_Given exercise:_ Return the entries below verbatim. Pictures stay out.

_Entries provided:_
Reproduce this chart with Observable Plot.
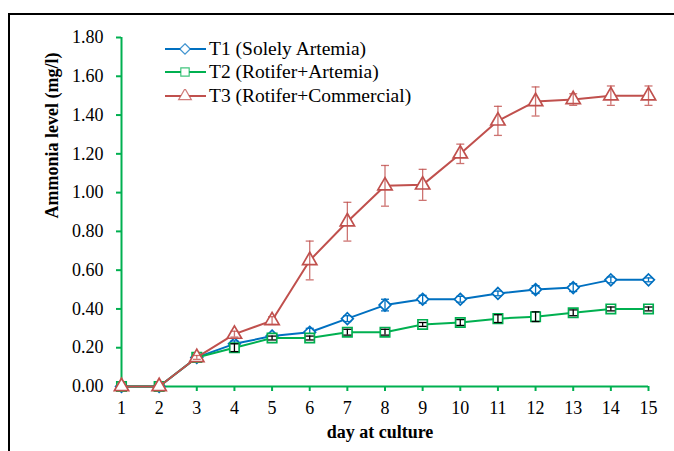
<!DOCTYPE html>
<html>
<head>
<meta charset="utf-8">
<script src="https://cdn.jsdelivr.net/npm/d3@7"></script>
<script src="https://cdn.jsdelivr.net/npm/@observablehq/plot@0.6"></script>
<style>
  html, body { margin: 0; padding: 0; background: #fff; }
  #wrap { position: relative; width: 674px; height: 451px; overflow: hidden; font-family: "Liberation Serif", "Times New Roman", serif; }
  #border { position: absolute; left: 8px; top: 13px; width: 800px; height: 600px; border-left: 2px solid #000; border-top: 2px solid #000; }
  #chart { position: absolute; left: 0; top: 0; }
  #legend { position: absolute; left: 164px; top: 37px; font-family: "Liberation Serif", serif; font-size: 19.5px; color: #000; }
  #legend .row { display: flex; align-items: center; white-space: nowrap; height: 23.5px; }
  #legend svg { margin-right: 1px; flex: none; }
</style>
</head>
<body>
<div id="wrap">
  <div id="border"></div>
  <div id="chart"></div>
  <div id="legend"></div>
</div>
<script>
const days = [1,2,3,4,5,6,7,8,9,10,11,12,13,14,15];
const seriesNames = ["T1 (Solely Artemia)", "T2 (Rotifer+Artemia)", "T3 (Rotifer+Commercial)"];
const t1Values = [0, 0, 0.15, 0.22, 0.26, 0.28, 0.35, 0.42, 0.45, 0.45, 0.48, 0.50, 0.51, 0.55, 0.55];
const t1Errors = [0, 0, 0.01, 0.015, 0.01, 0.02, 0.015, 0.03, 0.02, 0.015, 0.012, 0.02, 0.02, 0.015, 0.01];
const t2Values = [0, 0, 0.15, 0.20, 0.25, 0.25, 0.28, 0.28, 0.32, 0.33, 0.35, 0.36, 0.38, 0.40, 0.40];
const t2Errors = [0, 0, 0.01, 0.02, 0.01, 0.01, 0.015, 0.015, 0.01, 0.015, 0.02, 0.025, 0.015, 0.01, 0.01];
const t3Values = [0, 0, 0.15, 0.27, 0.34, 0.65, 0.85, 1.035, 1.04, 1.20, 1.37, 1.47, 1.48, 1.50, 1.50];
const t3Errors = [0, 0, 0.01, 0.015, 0.02, 0.10, 0.10, 0.105, 0.08, 0.05, 0.075, 0.075, 0.03, 0.05, 0.05];
const yTicks = [0, 0.2, 0.4, 0.6, 0.8, 1.0, 1.2, 1.4, 1.6, 1.8];
const xTicks = days;
const yTitle = "Ammonia level (mg/l)";
const xTitle = "day at culture";

const colors = ["#0070C0", "#00B050", "#C0504D"];
const errColors = ["#0070C0", "#000000", "#C0504D"];
const symbols = ["diamond2", "square", "triangle"];
const axisGreen = "#00B050";

const allValues = [t1Values, t2Values, t3Values];
const allErrors = [t1Errors, t2Errors, t3Errors];
const data = [];
seriesNames.forEach((s, i) => {
  days.forEach((d, j) => {
    data.push({series: s, idx: i, day: d, value: allValues[i][j], err: allErrors[i][j]});
  });
});

const capSymbol = {
  draw(context, size) {
    const w = 4;
    context.moveTo(-w, 0);
    context.lineTo(w, 0);
  }
};

const marks = [];
marks.push(Plot.ruleY([0], {stroke: axisGreen, strokeWidth: 2}));
marks.push(Plot.ruleX([days[0]], {stroke: axisGreen, strokeWidth: 2}));
marks.push(Plot.axisY({ticks: yTicks, tickFormat: d3.format(".2f"), tickSize: 5, tickPadding: 13, stroke: axisGreen, strokeWidth: 2, strokeOpacity: 1, color: "#000", fontSize: 18, label: null}));
marks.push(Plot.axisX({ticks: xTicks, tickFormat: d3.format("d"), tickSize: 5, tickPadding: 10, stroke: axisGreen, strokeWidth: 2, strokeOpacity: 1, color: "#000", fontSize: 18, label: null}));

seriesNames.forEach((s, i) => {
  const sd = data.filter(d => d.idx === i);
  const ed = sd.filter(d => d.err > 0);
  const eo = i === 2 ? 0.8 : 1;
  marks.push(Plot.line(sd, {x: "day", y: "value", stroke: colors[i], strokeWidth: 2}));
  marks.push(Plot.dot(sd, {x: "day", y: "value", symbol: symbols[i], r: 5.3, stroke: colors[i], strokeWidth: 1.7, fill: "white"}));
  marks.push(Plot.ruleX(ed, {x: "day", y1: d => d.value - d.err, y2: d => d.value + d.err, stroke: errColors[i], strokeWidth: 1.3, strokeOpacity: eo}));
  marks.push(Plot.dot(ed, {x: "day", y: d => d.value - d.err, symbol: capSymbol, stroke: errColors[i], strokeWidth: 1.3, strokeOpacity: eo}));
  marks.push(Plot.dot(ed, {x: "day", y: d => d.value + d.err, symbol: capSymbol, stroke: errColors[i], strokeWidth: 1.3, strokeOpacity: eo}));
});

marks.push(Plot.text([yTitle], {frameAnchor: "left", rotate: -90, dx: -69, dy: 6.5, fontWeight: "bold", fontSize: 18, fill: "#000"}));
marks.push(Plot.text([xTitle], {frameAnchor: "bottom", dx: -5, dy: 51, fontWeight: "bold", fontSize: 18, fill: "#000"}));

const chart = Plot.plot({
  width: 674,
  height: 451,
  marginLeft: 121,
  marginRight: 26,
  marginTop: 37,
  marginBottom: 65,
  x: {domain: [1, 15]},
  y: {domain: [0, 1.8]},
  style: {fontFamily: "'Liberation Serif', 'Times New Roman', serif", background: "transparent", overflow: "visible"},
  marks
});
document.getElementById("chart").appendChild(chart);

// legend
const legend = document.getElementById("legend");
const symGen = [d3.symbolDiamond2, d3.symbolSquare, d3.symbolTriangle];
seriesNames.forEach((s, i) => {
  const row = document.createElement("div");
  row.className = "row";
  const svg = d3.create("svg").attr("width", 44).attr("height", 14);
  svg.append("line").attr("x1", 1).attr("x2", 42).attr("y1", 7).attr("y2", 7).attr("stroke", colors[i]).attr("stroke-width", 2);
  svg.append("path").attr("d", d3.symbol(symGen[i], 70)()).attr("transform", "translate(21,7)").attr("fill", "white").attr("stroke", colors[i]).attr("stroke-width", 1.2).attr("stroke-opacity", 0.75);
  row.appendChild(svg.node());
  const span = document.createElement("span");
  span.textContent = s;
  row.appendChild(span);
  legend.appendChild(row);
});
</script>
</body>
</html>
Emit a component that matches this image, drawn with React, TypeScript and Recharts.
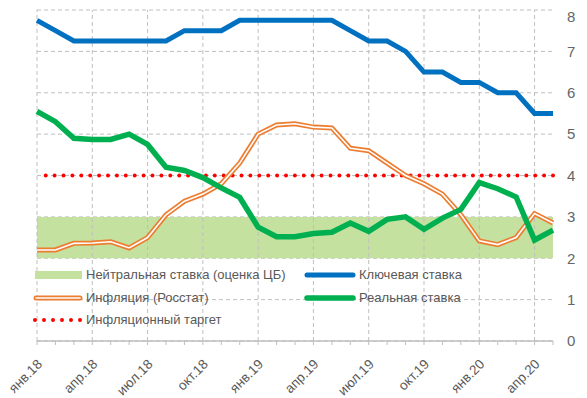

_Task answer:_
Reproduce this chart with Observable Plot.
<!DOCTYPE html>
<html>
<head>
<meta charset="utf-8">
<script src="https://cdn.jsdelivr.net/npm/d3@7"></script>
<script src="https://cdn.jsdelivr.net/npm/@observablehq/plot@0.6"></script>
<style>
  html, body { margin: 0; padding: 0; background: #fff; }
  #wrap { position: relative; width: 674px; height: 451px; overflow: hidden; font-family: "Liberation Serif", "Times New Roman", serif; }
  #border { position: absolute; left: 8px; top: 13px; width: 800px; height: 600px; border-left: 2px solid #000; border-top: 2px solid #000; }
  #chart { position: absolute; left: 0; top: 0; }
  #legend { position: absolute; left: 164px; top: 37px; font-family: "Liberation Serif", serif; font-size: 19.5px; color: #000; }
  #legend .row { display: flex; align-items: center; white-space: nowrap; height: 23.5px; }
  #legend svg { margin-right: 1px; flex: none; }
</style>
</head>
<body>
<div id="wrap">
  <div id="border"></div>
  <div id="chart"></div>
  <div id="legend"></div>
</div>
<script>
const days = [1,2,3,4,5,6,7,8,9,10,11,12,13,14,15];
const seriesNames = ["T1 (Solely Artemia)", "T2 (Rotifer+Artemia)", "T3 (Rotifer+Commercial)"];
const t1Values = [0, 0, 0.15, 0.22, 0.26, 0.28, 0.35, 0.42, 0.45, 0.45, 0.48, 0.50, 0.51, 0.55, 0.55];
const t1Errors = [0, 0, 0.01, 0.015, 0.01, 0.02, 0.015, 0.03, 0.02, 0.015, 0.012, 0.02, 0.02, 0.015, 0.01];
const t2Values = [0, 0, 0.15, 0.20, 0.25, 0.25, 0.28, 0.28, 0.32, 0.33, 0.35, 0.36, 0.38, 0.40, 0.40];
const t2Errors = [0, 0, 0.01, 0.02, 0.01, 0.01, 0.015, 0.015, 0.01, 0.015, 0.02, 0.025, 0.015, 0.01, 0.01];
const t3Values = [0, 0, 0.15, 0.27, 0.34, 0.65, 0.85, 1.035, 1.04, 1.20, 1.37, 1.47, 1.48, 1.50, 1.50];
const t3Errors = [0, 0, 0.01, 0.015, 0.02, 0.10, 0.10, 0.105, 0.08, 0.05, 0.075, 0.075, 0.03, 0.05, 0.05];
const yTicks = [0, 0.2, 0.4, 0.6, 0.8, 1.0, 1.2, 1.4, 1.6, 1.8];
const xTicks = days;
const yTitle = "Ammonia level (mg/l)";
const xTitle = "day at culture";

const colors = ["#0070C0", "#00B050", "#C0504D"];
const errColors = ["#0070C0", "#000000", "#C0504D"];
const symbols = ["diamond2", "square", "triangle"];
const axisGreen = "#00B050";

const allValues = [t1Values, t2Values, t3Values];
const allErrors = [t1Errors, t2Errors, t3Errors];
const data = [];
seriesNames.forEach((s, i) => {
  days.forEach((d, j) => {
    data.push({series: s, idx: i, day: d, value: allValues[i][j], err: allErrors[i][j]});
  });
});

const capSymbol = {
  draw(context, size) {
    const w = 4;
    context.moveTo(-w, 0);
    context.lineTo(w, 0);
  }
};

const marks = [];
marks.push(Plot.ruleY([0], {stroke: axisGreen, strokeWidth: 2}));
marks.push(Plot.ruleX([days[0]], {stroke: axisGreen, strokeWidth: 2}));
marks.push(Plot.axisY({ticks: yTicks, tickFormat: d3.format(".2f"), tickSize: 5, tickPadding: 13, stroke: axisGreen, strokeWidth: 2, strokeOpacity: 1, color: "#000", fontSize: 18, label: null}));
marks.push(Plot.axisX({ticks: xTicks, tickFormat: d3.format("d"), tickSize: 5, tickPadding: 10, stroke: axisGreen, strokeWidth: 2, strokeOpacity: 1, color: "#000", fontSize: 18, label: null}));

seriesNames.forEach((s, i) => {
  const sd = data.filter(d => d.idx === i);
  const ed = sd.filter(d => d.err > 0);
  const eo = i === 2 ? 0.8 : 1;
  marks.push(Plot.line(sd, {x: "day", y: "value", stroke: colors[i], strokeWidth: 2}));
  marks.push(Plot.dot(sd, {x: "day", y: "value", symbol: symbols[i], r: 5.3, stroke: colors[i], strokeWidth: 1.7, fill: "white"}));
  marks.push(Plot.ruleX(ed, {x: "day", y1: d => d.value - d.err, y2: d => d.value + d.err, stroke: errColors[i], strokeWidth: 1.3, strokeOpacity: eo}));
  marks.push(Plot.dot(ed, {x: "day", y: d => d.value - d.err, symbol: capSymbol, stroke: errColors[i], strokeWidth: 1.3, strokeOpacity: eo}));
  marks.push(Plot.dot(ed, {x: "day", y: d => d.value + d.err, symbol: capSymbol, stroke: errColors[i], strokeWidth: 1.3, strokeOpacity: eo}));
});

marks.push(Plot.text([yTitle], {frameAnchor: "left", rotate: -90, dx: -69, dy: 6.5, fontWeight: "bold", fontSize: 18, fill: "#000"}));
marks.push(Plot.text([xTitle], {frameAnchor: "bottom", dx: -5, dy: 51, fontWeight: "bold", fontSize: 18, fill: "#000"}));

const chart = Plot.plot({
  width: 674,
  height: 451,
  marginLeft: 121,
  marginRight: 26,
  marginTop: 37,
  marginBottom: 65,
  x: {domain: [1, 15]},
  y: {domain: [0, 1.8]},
  style: {fontFamily: "'Liberation Serif', 'Times New Roman', serif", background: "transparent", overflow: "visible"},
  marks
});
document.getElementById("chart").appendChild(chart);

// legend
const legend = document.getElementById("legend");
const symGen = [d3.symbolDiamond2, d3.symbolSquare, d3.symbolTriangle];
seriesNames.forEach((s, i) => {
  const row = document.createElement("div");
  row.className = "row";
  const svg = d3.create("svg").attr("width", 44).attr("height", 14);
  svg.append("line").attr("x1", 1).attr("x2", 42).attr("y1", 7).attr("y2", 7).attr("stroke", colors[i]).attr("stroke-width", 2);
  svg.append("path").attr("d", d3.symbol(symGen[i], 70)()).attr("transform", "translate(21,7)").attr("fill", "white").attr("stroke", colors[i]).attr("stroke-width", 1.2).attr("stroke-opacity", 0.75);
  row.appendChild(svg.node());
  const span = document.createElement("span");
  span.textContent = s;
  row.appendChild(span);
  legend.appendChild(row);
});
</script>
</body>
</html>
Emit a component that matches this image, drawn with React, TypeScript and Recharts.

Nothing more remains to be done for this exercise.